Methods: One hundred fifty-eight patients with recent major depression, partially remitted with antidepressant treatment (mean daily doses equivalent to 185 mg of amitriptyline or 33 mg of fluoxetine) but with residual symptoms of 2 to 18 months' duration, were included in a controlled trial. Subjects were randomized to receive clinical management alone or clinical management plus cognitive therapy for 16 sessions during 20 weeks, with 2 subsequent booster sessions. Subjects were assessed regularly throughout the 20 weeks' treatment and for a further year. They received continuation and maintenance antidepressants at the same dose throughout.

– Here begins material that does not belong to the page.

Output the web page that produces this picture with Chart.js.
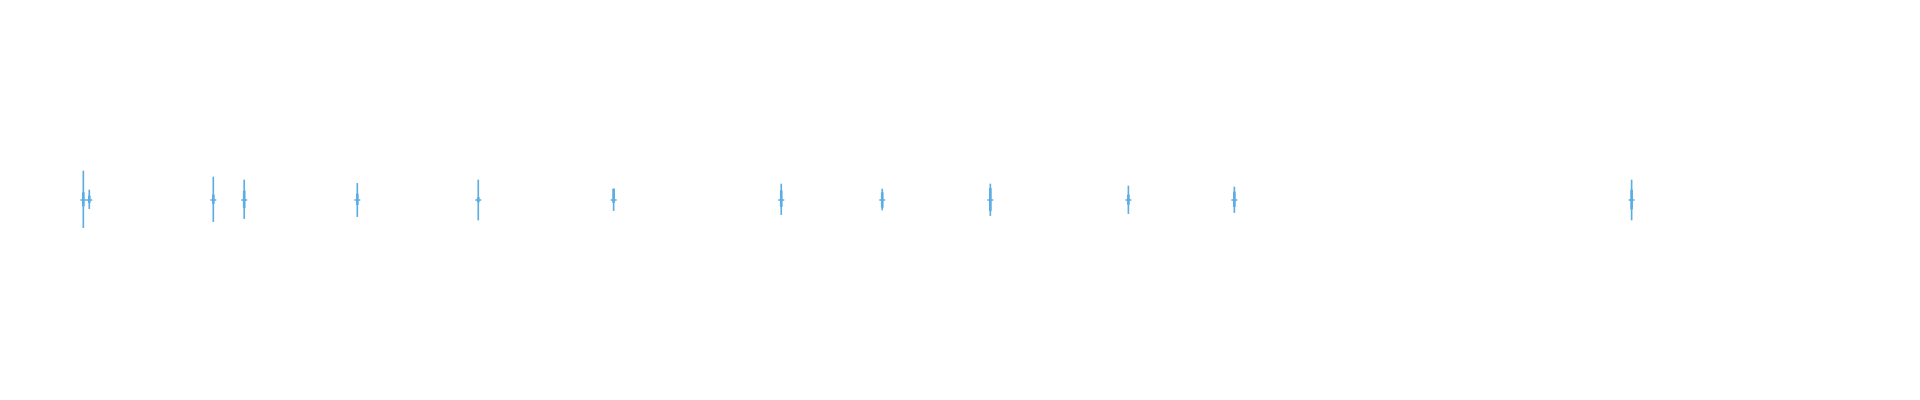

Results: Cognitive therapy reduced relapse rates for acute major depression and persistent severe residual symptoms, in both intention to treat and treated per protocol samples. The cumulative relapse rate at 68 weeks was reduced significantly, from 47% in the clinical management control group to 29% with cognitive therapy (hazard ratio 0.54; 95% confidence interval, 0.32-0.93; intention to treat analysis). Cognitive therapy also increased full remission rates at 20 weeks but did not significantly improve symptom ratings.
Conclusion: In this difficult-to-treat group of patients with residual depression who showed only partial response despite antidepressant treatment, cognitive therapy produced worthwhile benefit.